On Friday, September 23, the Upper School and the Center for Peace, Equity and Justice hosted writer and media professional, Kendra James, for Friends’ first assembly of the academic year.
Kendra James was a founding editor at Shondaland.com where she wrote and edited work for two years. She has been heard and seen on NPR, as well as other podcasts such as “Thirst Aid Kit,” “Three Swings,” “Star Trek: The Pod Directive,” “The Canon,” and “Al Jazeera.” Her writing is widely published in publications such as Elle, Marie Claire, Women’s Health Magazine, Harpers, Catapult and The Toast, among others. Before working in media, Kendra James worked in New York independent schools and Prep for Prep.
The discussion focused on James’ time in high school, where she attended the Taft School—a boarding school located in Connecticut.

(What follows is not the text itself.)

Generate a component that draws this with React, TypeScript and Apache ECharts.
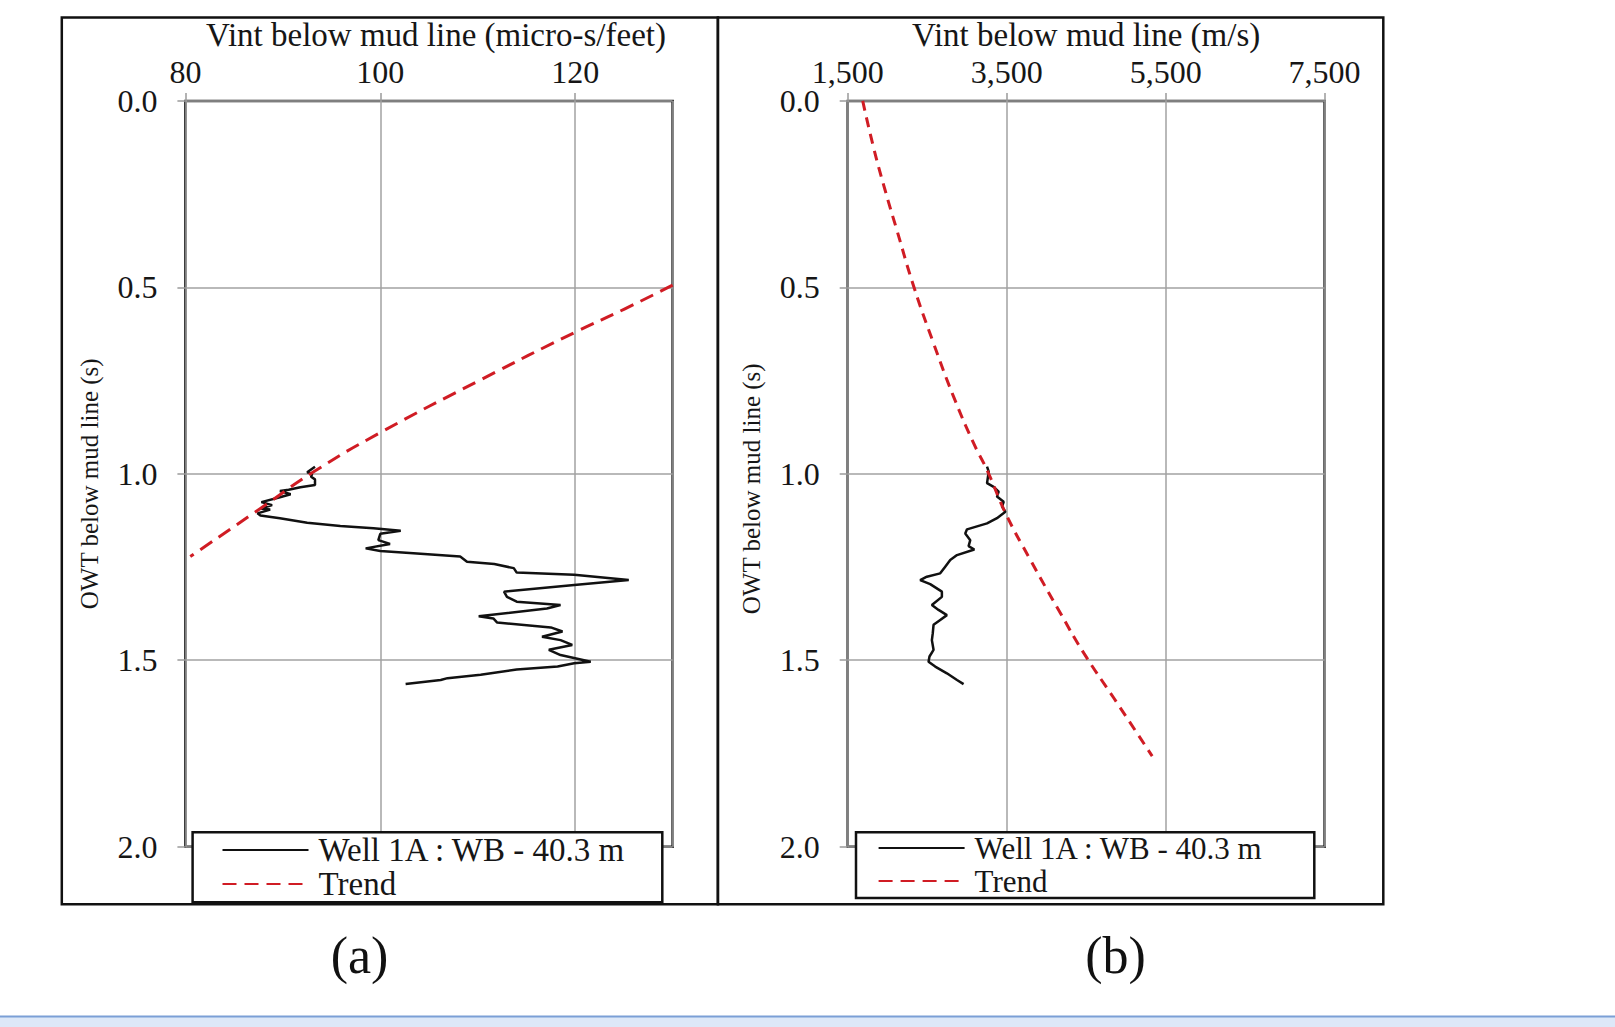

Her memoir, Admissions: A Memoir of Surviving Boarding School, is a fresh take on her experience as the first Black Legacy (meaning the child, grandchild or great-grandchild of a graduate of the school). This is an important distinction to James, who chronicled her “racially tinged obstacles” at the school with charm and grace, recalling a time where she and her Black and LatinX peers tried so desperately to call a place home that did not extend the same welcome.
The author walked students through a series of microaggressions she and her Black friends experienced before the term was popularized. From insensitive comments regarding her hair to mistaking her for one of the other three Black girls on campus, James reflects on these events with a combination of humor and exasperation at a segregated system overseen by an administration that ignored heightened tensions.
“There is a snowglobe aspect of being at an independent school” and there is a moment that shakes that snowglobe. For her it was a time that she was falsely accused of stealing $20 from a classmate. A combination of institutional racism, unfair treatment from the Honor Court System and lacking her own personal resources, forced her to falsely claim responsibility. This resulted in her suspension from school.
What did all of this teach her? Find someone to talk to and form a trusted circle of friends before a problem presents itself. And the best revenge? Success, of course.
Following her presentation, James took questions from students regarding gender equality and speaking up in the classroom. She also hosted a lunch discussion and a special affinity space for students who identify as BIPOC.